What to produce: Only the lines from the start of the data through the line with "var yStep = [100, 200, 50, 100, 100, 20, 200];" belong in the copy. Restate them word for word, minus the pictures.

Provided material:
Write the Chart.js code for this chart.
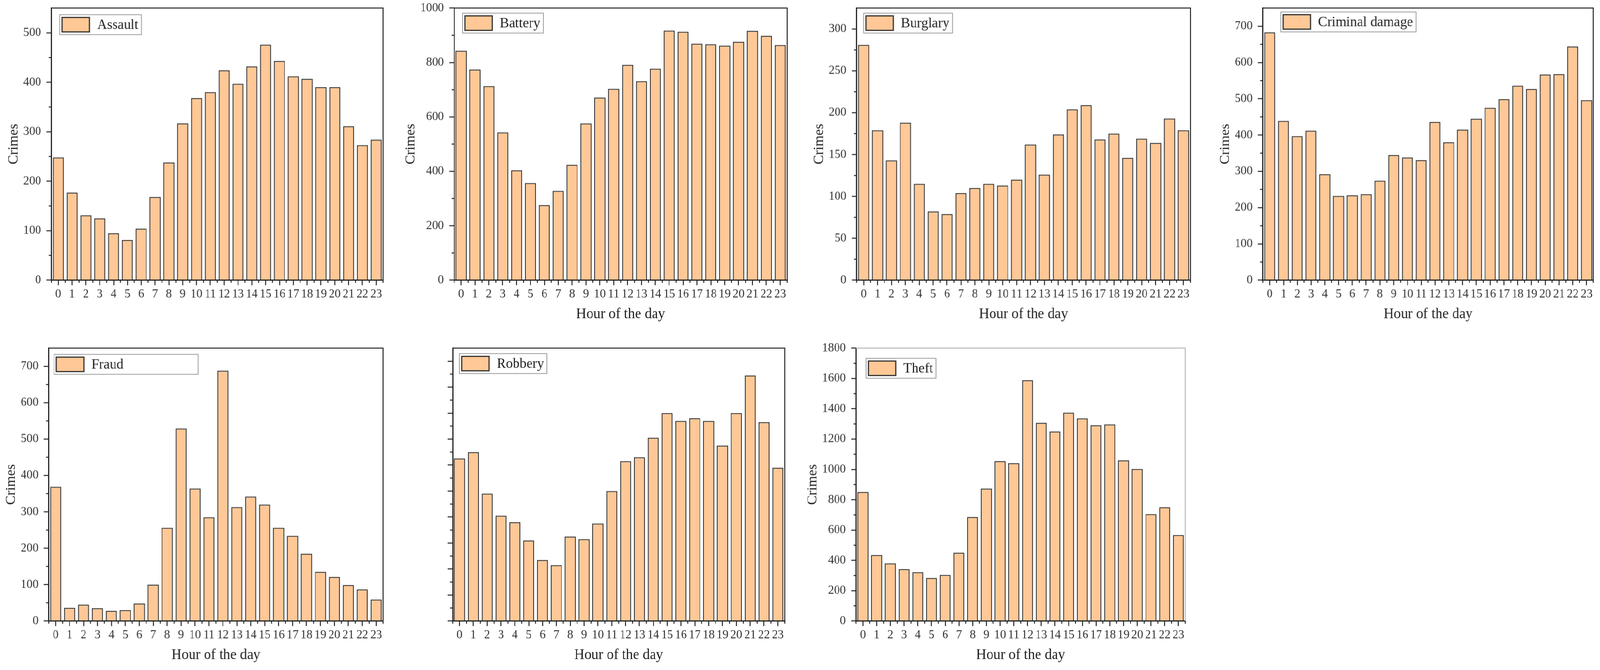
<!DOCTYPE html>
<html>
<head>
<meta charset="utf-8">
<script src="https://cdn.jsdelivr.net/npm/chart.js@4.4.1/dist/chart.umd.min.js"></script>
<style>
html, body { margin: 0; padding: 0; background: #fff; overflow: hidden; }
#fig { position: absolute; left: 0; top: 0; width: 4200px; height: 1716px; transform-origin: 0 0; }
#fig canvas { position: absolute; }
</style>
</head>
<body>
<div id="fig"></div>
<script>
// Hours on the x axis
var hours = ['0','1','2','3','4','5','6','7','8','9','10','11','12','13','14','15','16','17','18','19','20','21','22','23'];

// Crimes per hour, one array per crime type
var assault = [248,177,131,125,95,81,104,168,238,317,368,380,424,397,432,476,443,412,407,390,390,311,273,284];
var battery = [843,774,713,543,404,357,276,328,424,576,671,703,791,731,777,917,913,869,867,862,876,916,898,864];
var burglary = [281,179,143,188,115,82,79,104,110,115,113,120,162,126,174,204,209,168,175,146,169,164,193,179];
var criminalDamage = [683,439,397,412,292,232,234,237,274,345,338,331,436,380,415,445,475,499,536,527,567,568,644,496];
var fraud = [369,36,45,35,28,30,48,100,256,529,364,285,688,313,342,320,256,234,185,135,121,99,87,59];
var robbery = [125,130,98,81,76,62,47,43,65,63,75,100,123,126,141,160,154,156,154,135,160,189,153,118];
var theft = [851,435,380,342,322,284,304,450,686,873,1055,1041,1589,1308,1250,1374,1337,1291,1297,1060,1003,705,751,567];

// y axis ranges (max, major step)
var yMax = [550, 1000, 325, 750, 750, 210, 1800];
var yStep = [100, 200, 50, 100, 100, 20, 200];

var FONT = '"Liberation Serif", "Times New Roman", serif';
var INK = '#222';
var BAR_FILL = '#FFC896';
var BAR_EDGE = '#333';

// where each plot area sits on the page, and a few per panel quirks
var panels = [
	{ name: 'Assault', data: assault, L: 135, T: 21, R: 1005, B: 717, xTitle: false, yTitle: true, yLabels: true, frame: INK, leg: [22, 17, 0] },
	{ name: 'Battery', data: battery, L: 1192, T: 21, R: 2066, B: 717, xTitle: true, yTitle: true, yLabels: true, frame: INK, leg: [22, 13, 0] },
	{ name: 'Burglary', data: burglary, L: 2249, T: 21, R: 3124, B: 717, xTitle: true, yTitle: true, yLabels: true, frame: INK, leg: [18, 13, 0] },
	{ name: 'Criminal damage', data: criminalDamage, L: 3315, T: 21, R: 4182, B: 717, xTitle: true, yTitle: true, yLabels: true, frame: INK, leg: [47, 10, 0] },
	{ name: 'Fraud', data: fraud, L: 128, T: 892, R: 1005, B: 1590, xTitle: true, yTitle: true, yLabels: true, frame: INK, leg: [14, 16, 378] },
	{ name: 'Robbery', data: robbery, L: 1188, T: 892, R: 2060, B: 1590, xTitle: true, yTitle: false, yLabels: false, frame: INK, leg: [18, 14, 0] },
	{ name: 'Theft', data: theft, L: 2247, T: 892, R: 3111, B: 1590, xTitle: true, yTitle: true, yLabels: true, frame: '#b8b8b8', leg: [26, 26, 0] }
];

// top/right frame plus the short minor ticks on both axes
var framePlugin = {
	id: 'frame',
	afterDraw: function(chart, args, opts) {
		var ctx = chart.ctx, a = chart.chartArea;
		var xs = chart.scales.x, ys = chart.scales.y;
		ctx.save();
		ctx.lineWidth = 2.5;
		ctx.strokeStyle = opts.color;
		ctx.beginPath();
		ctx.moveTo(a.left, a.top);
		ctx.lineTo(a.right, a.top);
		ctx.lineTo(a.right, a.bottom);
		ctx.stroke();

		ctx.strokeStyle = INK;
		ctx.beginPath();
		for (var v = opts.step / 2; v < ys.max; v += opts.step) {
			var py = ys.getPixelForValue(v);
			ctx.moveTo(a.left, py);
			ctx.lineTo(a.left - 7, py);
		}
		for (var i = 0; i <= chart.data.labels.length; i++) {
			var px = xs.getPixelForValue(i - 0.5);
			ctx.moveTo(px, a.bottom);
			ctx.lineTo(px, a.bottom + 7);
		}
		ctx.stroke();
		ctx.restore();
	}
};

// legend box drawn inside the plot, top left
var boxLegend = {
	id: 'boxLegend',
	afterDraw: function(chart, args, opts) {
		var ctx = chart.ctx, a = chart.chartArea;
		var ds = chart.data.datasets[0];
		var x0 = a.left + opts.dx, y0 = a.top + opts.dy, h = 51;
		ctx.save();
		ctx.font = '36px ' + FONT;
		var w = opts.w || (98 + ctx.measureText(ds.label).width + 8);
		ctx.fillStyle = '#fff';
		ctx.fillRect(x0, y0, w, h);
		ctx.lineWidth = 2;
		ctx.strokeStyle = '#999';
		ctx.strokeRect(x0, y0, w, h);
		ctx.fillStyle = ds.backgroundColor;
		ctx.fillRect(x0 + 6, y0 + 7, 72, 37);
		ctx.lineWidth = 3;
		ctx.strokeStyle = BAR_EDGE;
		ctx.strokeRect(x0 + 6, y0 + 7, 72, 37);
		ctx.fillStyle = INK;
		ctx.textBaseline = 'middle';
		ctx.fillText(ds.label, x0 + 98, y0 + h / 2 + 1);
		ctx.restore();
	}
};

var fig = document.getElementById('fig');

function makePanel(p, k) {
	var cv = document.createElement('canvas');
	cv.width = (p.R - p.L) + 260;
	cv.height = (p.B - p.T) + 160;
	fig.appendChild(cv);

	var chart = new Chart(cv, {
		type: 'bar',
		data: {
			labels: hours,
			datasets: [{
				label: p.name,
				data: p.data,
				backgroundColor: BAR_FILL,
				borderColor: BAR_EDGE,
				borderWidth: 2.5,
				categoryPercentage: 1,
				barPercentage: 0.8
			}]
		},
		options: {
			responsive: false,
			maintainAspectRatio: false,
			devicePixelRatio: 1,
			animation: false,
			layout: { padding: { top: 21, right: 12, left: 0, bottom: 0 } },
			plugins: {
				legend: { display: false },
				tooltip: { enabled: false },
				frame: { color: p.frame, step: yStep[k] },
				boxLegend: { dx: p.leg[0], dy: p.leg[1], w: p.leg[2] }
			},
			scales: {
				x: {
					grid: { offset: false, drawOnChartArea: false, drawTicks: true, tickLength: 13, lineWidth: 2.5, color: INK },
					border: { display: true, width: 3, color: INK },
					ticks: { font: { family: FONT, size: 31 }, color: '#333', padding: 5, maxRotation: 0, autoSkip: false },
					title: { display: p.xTitle, text: 'Hour of the day', font: { family: FONT, size: 37 }, color: INK, padding: { top: 4, bottom: 10 } },
					afterFit: function(s) { s.height = 120; }
				},
				y: {
					min: 0,
					max: yMax[k],
					grid: { drawOnChartArea: false, drawTicks: true, tickLength: 13, lineWidth: 2.5, color: INK },
					border: { display: true, width: 3, color: INK },
					ticks: {
						stepSize: yStep[k],
						includeBounds: false,
						font: { family: FONT, size: 31 },
						color: '#333',
						padding: 14,
						callback: function(v) { return p.yLabels ? v : ''; }
					},
					// negative bottom padding pulls the title in towards the tick labels
					title: { display: p.yTitle, text: 'Crimes', font: { family: FONT, size: 36 }, color: INK, padding: { top: 4, bottom: -11 } }
				}
			}
		},
		plugins: [framePlugin, boxLegend]
	});

	// size the canvas so the plot area lands where it does in the figure
	var a = chart.chartArea;
	var w = cv.width + (p.R - p.L) - (a.right - a.left);
	var h = cv.height + (p.B - p.T) - (a.bottom - a.top);
	chart.resize(w, h);
	a = chart.chartArea;
	cv.style.left = (p.L - a.left) + 'px';
	cv.style.top = (p.T - a.top) + 'px';
}

Chart.defaults.font.family = FONT;
for (var k = 0; k < panels.length; k++) {
	makePanel(panels[k], k);
}

// if the visible window is smaller than the figure, shrink the figure to fit
var vw = window.innerWidth, vh = window.innerHeight;
if (vw < 4195 || vh < 1711) {
	fig.style.transform = 'scale(' + (vw / 4200) + ',' + (vh / 1716) + ')';
}
</script>
</body>
</html>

Answer to this exercise:
Write the Chart.js code for this chart.
<!DOCTYPE html>
<html>
<head>
<meta charset="utf-8">
<script src="https://cdn.jsdelivr.net/npm/chart.js@4.4.1/dist/chart.umd.min.js"></script>
<style>
html, body { margin: 0; padding: 0; background: #fff; overflow: hidden; }
#fig { position: absolute; left: 0; top: 0; width: 4200px; height: 1716px; transform-origin: 0 0; }
#fig canvas { position: absolute; }
</style>
</head>
<body>
<div id="fig"></div>
<script>
// Hours on the x axis
var hours = ['0','1','2','3','4','5','6','7','8','9','10','11','12','13','14','15','16','17','18','19','20','21','22','23'];

// Crimes per hour, one array per crime type
var assault = [248,177,131,125,95,81,104,168,238,317,368,380,424,397,432,476,443,412,407,390,390,311,273,284];
var battery = [843,774,713,543,404,357,276,328,424,576,671,703,791,731,777,917,913,869,867,862,876,916,898,864];
var burglary = [281,179,143,188,115,82,79,104,110,115,113,120,162,126,174,204,209,168,175,146,169,164,193,179];
var criminalDamage = [683,439,397,412,292,232,234,237,274,345,338,331,436,380,415,445,475,499,536,527,567,568,644,496];
var fraud = [369,36,45,35,28,30,48,100,256,529,364,285,688,313,342,320,256,234,185,135,121,99,87,59];
var robbery = [125,130,98,81,76,62,47,43,65,63,75,100,123,126,141,160,154,156,154,135,160,189,153,118];
var theft = [851,435,380,342,322,284,304,450,686,873,1055,1041,1589,1308,1250,1374,1337,1291,1297,1060,1003,705,751,567];

// y axis ranges (max, major step)
var yMax = [550, 1000, 325, 750, 750, 210, 1800];
var yStep = [100, 200, 50, 100, 100, 20, 200];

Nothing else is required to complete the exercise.